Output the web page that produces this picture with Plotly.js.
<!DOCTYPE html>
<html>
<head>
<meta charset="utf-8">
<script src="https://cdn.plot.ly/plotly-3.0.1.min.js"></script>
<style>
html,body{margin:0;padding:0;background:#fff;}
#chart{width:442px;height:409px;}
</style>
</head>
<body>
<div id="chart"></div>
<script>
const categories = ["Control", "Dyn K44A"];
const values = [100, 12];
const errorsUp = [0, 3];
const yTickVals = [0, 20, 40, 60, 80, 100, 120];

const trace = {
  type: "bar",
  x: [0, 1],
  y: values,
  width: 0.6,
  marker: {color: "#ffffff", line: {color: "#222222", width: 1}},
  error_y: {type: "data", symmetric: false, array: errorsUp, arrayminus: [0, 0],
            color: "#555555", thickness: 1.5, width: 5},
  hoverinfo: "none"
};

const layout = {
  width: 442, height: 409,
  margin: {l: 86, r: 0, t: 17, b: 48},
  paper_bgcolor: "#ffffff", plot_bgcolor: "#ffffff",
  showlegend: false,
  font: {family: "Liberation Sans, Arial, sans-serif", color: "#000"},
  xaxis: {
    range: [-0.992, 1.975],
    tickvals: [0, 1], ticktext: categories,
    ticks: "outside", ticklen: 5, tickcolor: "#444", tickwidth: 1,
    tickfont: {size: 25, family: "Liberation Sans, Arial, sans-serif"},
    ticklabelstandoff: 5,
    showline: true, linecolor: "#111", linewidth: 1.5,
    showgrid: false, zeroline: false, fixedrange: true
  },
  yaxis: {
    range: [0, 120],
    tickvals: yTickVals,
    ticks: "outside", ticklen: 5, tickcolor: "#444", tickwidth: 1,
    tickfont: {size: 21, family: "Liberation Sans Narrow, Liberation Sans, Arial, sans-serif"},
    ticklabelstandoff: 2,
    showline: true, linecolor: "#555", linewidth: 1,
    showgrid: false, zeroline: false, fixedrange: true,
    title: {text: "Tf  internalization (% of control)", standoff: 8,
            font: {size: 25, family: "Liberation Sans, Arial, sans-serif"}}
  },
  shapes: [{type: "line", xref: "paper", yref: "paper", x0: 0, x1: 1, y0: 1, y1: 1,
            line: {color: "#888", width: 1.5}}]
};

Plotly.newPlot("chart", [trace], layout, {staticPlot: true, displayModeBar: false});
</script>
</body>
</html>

***

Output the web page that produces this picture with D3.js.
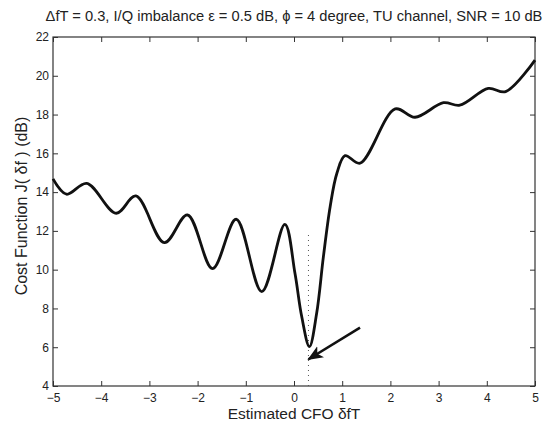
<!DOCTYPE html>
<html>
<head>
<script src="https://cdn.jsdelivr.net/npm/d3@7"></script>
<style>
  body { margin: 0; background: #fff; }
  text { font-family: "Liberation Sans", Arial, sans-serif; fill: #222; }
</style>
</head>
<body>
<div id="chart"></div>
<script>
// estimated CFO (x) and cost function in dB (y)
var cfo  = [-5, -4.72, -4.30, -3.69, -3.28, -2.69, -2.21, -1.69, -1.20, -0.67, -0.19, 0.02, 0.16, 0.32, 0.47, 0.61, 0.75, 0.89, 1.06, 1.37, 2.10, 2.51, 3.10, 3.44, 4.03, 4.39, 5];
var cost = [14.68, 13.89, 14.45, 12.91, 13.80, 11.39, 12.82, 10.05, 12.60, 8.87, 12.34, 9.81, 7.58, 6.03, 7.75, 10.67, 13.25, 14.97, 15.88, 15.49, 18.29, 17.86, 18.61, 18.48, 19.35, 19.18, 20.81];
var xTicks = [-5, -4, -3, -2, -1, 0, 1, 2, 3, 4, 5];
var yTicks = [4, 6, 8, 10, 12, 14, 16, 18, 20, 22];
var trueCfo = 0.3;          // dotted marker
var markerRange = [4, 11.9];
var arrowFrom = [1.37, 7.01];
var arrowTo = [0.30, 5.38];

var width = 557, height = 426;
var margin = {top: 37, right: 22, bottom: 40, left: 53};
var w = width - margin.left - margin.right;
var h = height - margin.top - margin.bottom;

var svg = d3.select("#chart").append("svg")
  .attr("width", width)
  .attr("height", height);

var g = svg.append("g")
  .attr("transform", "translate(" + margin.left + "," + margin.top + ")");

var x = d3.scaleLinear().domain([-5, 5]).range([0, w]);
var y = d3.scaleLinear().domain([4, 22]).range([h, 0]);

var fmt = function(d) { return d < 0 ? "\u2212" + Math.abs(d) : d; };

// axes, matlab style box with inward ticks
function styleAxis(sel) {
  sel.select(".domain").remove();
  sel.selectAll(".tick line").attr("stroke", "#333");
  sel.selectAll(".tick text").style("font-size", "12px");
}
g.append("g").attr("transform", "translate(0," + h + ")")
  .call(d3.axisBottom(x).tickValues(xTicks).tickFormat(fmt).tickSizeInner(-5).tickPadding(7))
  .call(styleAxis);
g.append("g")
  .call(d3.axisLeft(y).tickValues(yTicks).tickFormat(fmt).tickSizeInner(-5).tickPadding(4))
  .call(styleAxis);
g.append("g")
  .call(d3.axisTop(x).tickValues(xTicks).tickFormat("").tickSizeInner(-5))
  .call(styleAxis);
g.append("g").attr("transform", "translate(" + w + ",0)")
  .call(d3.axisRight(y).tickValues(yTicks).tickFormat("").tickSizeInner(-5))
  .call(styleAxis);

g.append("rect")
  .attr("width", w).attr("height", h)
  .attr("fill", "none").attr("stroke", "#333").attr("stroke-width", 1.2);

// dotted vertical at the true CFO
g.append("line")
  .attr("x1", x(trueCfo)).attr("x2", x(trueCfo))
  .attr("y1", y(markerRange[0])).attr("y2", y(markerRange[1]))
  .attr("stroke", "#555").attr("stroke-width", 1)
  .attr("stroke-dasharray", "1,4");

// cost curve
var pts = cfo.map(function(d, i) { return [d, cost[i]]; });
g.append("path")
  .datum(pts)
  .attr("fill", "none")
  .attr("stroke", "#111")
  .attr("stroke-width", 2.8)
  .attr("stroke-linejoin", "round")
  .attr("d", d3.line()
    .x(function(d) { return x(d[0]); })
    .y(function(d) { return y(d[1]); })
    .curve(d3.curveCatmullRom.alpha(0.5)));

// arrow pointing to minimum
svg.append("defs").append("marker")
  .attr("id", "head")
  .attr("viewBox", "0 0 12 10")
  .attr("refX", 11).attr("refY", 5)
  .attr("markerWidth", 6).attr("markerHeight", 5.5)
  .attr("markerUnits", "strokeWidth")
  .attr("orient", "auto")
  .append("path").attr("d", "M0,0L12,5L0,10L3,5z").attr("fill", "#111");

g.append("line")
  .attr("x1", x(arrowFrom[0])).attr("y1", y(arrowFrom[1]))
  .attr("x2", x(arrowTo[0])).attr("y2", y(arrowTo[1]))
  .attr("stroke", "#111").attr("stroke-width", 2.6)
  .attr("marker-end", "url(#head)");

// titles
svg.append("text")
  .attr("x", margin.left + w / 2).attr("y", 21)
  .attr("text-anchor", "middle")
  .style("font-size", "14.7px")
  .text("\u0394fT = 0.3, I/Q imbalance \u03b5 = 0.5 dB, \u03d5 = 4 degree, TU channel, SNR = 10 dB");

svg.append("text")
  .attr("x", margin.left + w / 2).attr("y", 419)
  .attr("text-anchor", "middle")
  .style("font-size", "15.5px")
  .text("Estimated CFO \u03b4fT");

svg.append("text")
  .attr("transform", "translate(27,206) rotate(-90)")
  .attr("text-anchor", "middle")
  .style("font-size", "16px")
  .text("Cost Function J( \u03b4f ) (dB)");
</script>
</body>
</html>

***

Identify each line in the records above that contains the word "picture", and copy it out in full.

● WORKED SOLUTION
Output the web page that produces this picture with Plotly.js.
Output the web page that produces this picture with D3.js.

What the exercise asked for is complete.